> [OBJECTIVE]
Drop every picture. Then return, exactly, the lines from the beginning of the listing below through the one containing "return layers".

> [DATA]
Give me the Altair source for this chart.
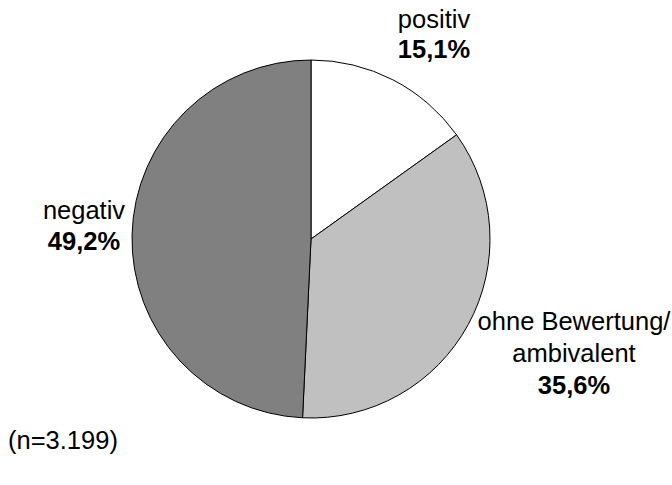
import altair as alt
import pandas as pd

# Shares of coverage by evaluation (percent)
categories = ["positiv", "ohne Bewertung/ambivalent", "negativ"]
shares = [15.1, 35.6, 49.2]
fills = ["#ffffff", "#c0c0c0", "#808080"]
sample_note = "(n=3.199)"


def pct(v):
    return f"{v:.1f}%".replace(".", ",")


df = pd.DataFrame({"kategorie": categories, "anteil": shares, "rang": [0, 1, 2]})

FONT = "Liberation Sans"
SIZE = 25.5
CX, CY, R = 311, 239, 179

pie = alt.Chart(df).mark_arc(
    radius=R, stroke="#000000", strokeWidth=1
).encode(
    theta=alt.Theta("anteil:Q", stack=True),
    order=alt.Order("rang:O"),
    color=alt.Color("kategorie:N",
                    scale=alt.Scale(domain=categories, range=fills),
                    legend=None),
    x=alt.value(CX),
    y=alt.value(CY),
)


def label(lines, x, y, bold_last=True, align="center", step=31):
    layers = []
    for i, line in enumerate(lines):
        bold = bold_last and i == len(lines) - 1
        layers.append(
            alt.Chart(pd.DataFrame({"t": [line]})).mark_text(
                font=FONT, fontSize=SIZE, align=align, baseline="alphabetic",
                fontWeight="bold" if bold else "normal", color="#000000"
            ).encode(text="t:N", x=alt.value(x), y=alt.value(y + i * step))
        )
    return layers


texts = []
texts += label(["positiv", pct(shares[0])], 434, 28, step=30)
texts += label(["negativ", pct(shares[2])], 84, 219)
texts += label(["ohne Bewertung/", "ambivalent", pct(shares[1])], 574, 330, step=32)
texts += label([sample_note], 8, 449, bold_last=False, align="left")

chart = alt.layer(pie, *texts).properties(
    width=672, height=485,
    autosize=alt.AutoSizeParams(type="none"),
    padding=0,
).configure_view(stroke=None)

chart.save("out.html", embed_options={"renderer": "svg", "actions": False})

> [FULL SOLUTION]
Give me the Altair source for this chart.
import altair as alt
import pandas as pd

# Shares of coverage by evaluation (percent)
categories = ["positiv", "ohne Bewertung/ambivalent", "negativ"]
shares = [15.1, 35.6, 49.2]
fills = ["#ffffff", "#c0c0c0", "#808080"]
sample_note = "(n=3.199)"


def pct(v):
    return f"{v:.1f}%".replace(".", ",")


df = pd.DataFrame({"kategorie": categories, "anteil": shares, "rang": [0, 1, 2]})

FONT = "Liberation Sans"
SIZE = 25.5
CX, CY, R = 311, 239, 179

pie = alt.Chart(df).mark_arc(
    radius=R, stroke="#000000", strokeWidth=1
).encode(
    theta=alt.Theta("anteil:Q", stack=True),
    order=alt.Order("rang:O"),
    color=alt.Color("kategorie:N",
                    scale=alt.Scale(domain=categories, range=fills),
                    legend=None),
    x=alt.value(CX),
    y=alt.value(CY),
)


def label(lines, x, y, bold_last=True, align="center", step=31):
    layers = []
    for i, line in enumerate(lines):
        bold = bold_last and i == len(lines) - 1
        layers.append(
            alt.Chart(pd.DataFrame({"t": [line]})).mark_text(
                font=FONT, fontSize=SIZE, align=align, baseline="alphabetic",
                fontWeight="bold" if bold else "normal", color="#000000"
            ).encode(text="t:N", x=alt.value(x), y=alt.value(y + i * step))
        )
    return layers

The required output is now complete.